The plan worked well in Ireland, where the housing market recovered much quicker than Spain.

But let’s face it, one of the reasons why Ireland has recovered much faster than Spain is because the irish decided to grab the bull by the horns early on and write down property values and reduce the excess housing inventory.

In contrast, Spain has been more of an ostrich than a bull fighter when it came to dealing with the fallout from its property crash. Heads were placed firmly in the sand, property prices came down slowly, a bad bank was set up too late, and nothing was done about the excess inventory with no demand, prolonging the agony.

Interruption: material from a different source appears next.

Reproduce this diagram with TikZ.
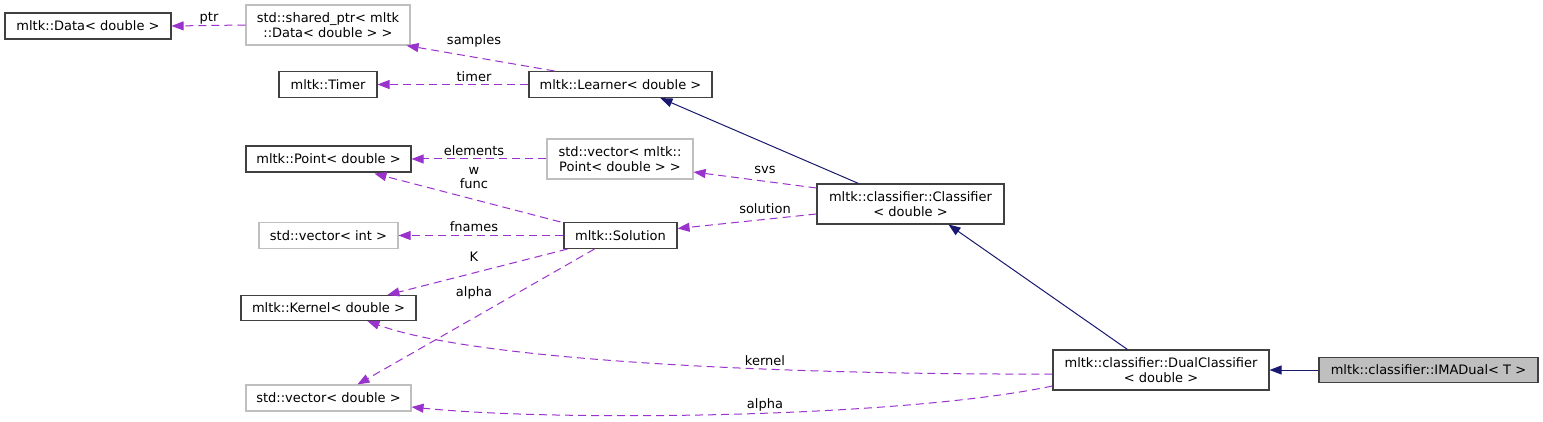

The inventory of never-sold homes on the market in the Valencian Community stands around 99,000 according to a recent study by Servihabitat, most of it in the hands of banks.

The Valencian region has the biggest glut in all of Spain, with one in every five of the 367,500 homes never sold in Spain located in the region. Servihabitat forecasts that the stock will decline 16% this year in the region compared to 25% for the country as a whole.

The problem is mainly in the interior of Valencia, not on the coast, explains the article. There is a market for homes in places like Javea, Torrevieja, and Benidorm, largely due to foreign demand.

SPANISH BAD BANK RULES OUT DEMOLITIONS

The Valencian developers might be calling for demolitions, Jaime Echegoyen, President of Spain’s ‘Bad Bank’ (Sareb) has ruled it out for the inventory his organisation controls, even though it was part of the original business plan. Homes with no market will end up offered as social housing, he recently said.